Сергей Иванович втолковывал нам: "Вы так пойте, чтобы ноги сами шли в пляс". А нам и не надо было втолковывать. Зажигательная мелодия настолько захватывала, что я, помню, плакала от счастья. "Разобьем фашистов, - пело во мне, - и наступит прекрасная сказочная жизнь". А мелодия властвовала надо мной, и я испытывала волшебное блаженство от этой власти... И пусть после войны возникли новые трудности, но нас спасла надежда. Эту надежду вселяли звонкие песни Дунаевского. Как потом, в 60-е годы, тихие и ласковые песни Булата Окуджавы..."

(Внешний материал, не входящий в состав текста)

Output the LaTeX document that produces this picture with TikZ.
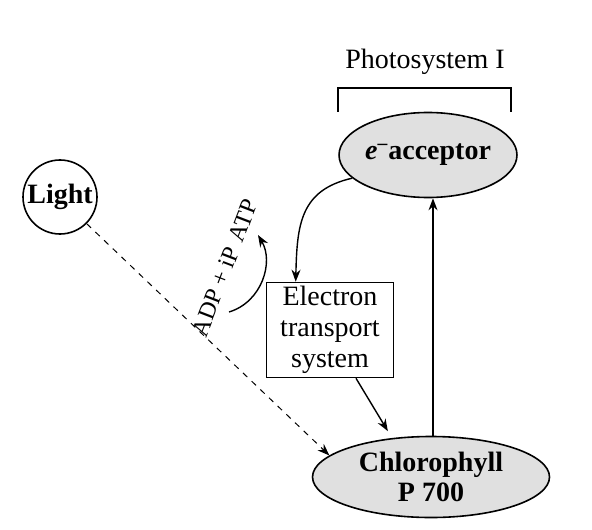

... Вернемся, однако, к фильму "Актриса". Перед нами -единственная кинокомедия, которую Дунаевский оформил не своей музыкой, а чужой. Кроме упомянутой арии из оперетты Ж. Оффенбаха "Перикола", он использовал мелодии из оперетт И. Кальмана "Сильва", "Марица", "Цыган-премьер", "Фиалка Монмартра". Сплошной Кальман! Почему? Опять-таки можно предположить, что Дунаевский знал, что в блокадном голодном Ленинграде, откуда он выехал на гастроли со своим ансамблем за месяц до начала войны, истощенные люди выстраивались в очередь не только за пайком хлеба, но и за билетом на "Сильву", которая одухотворяла их не меньше, чем Седьмая симфония Шостаковича.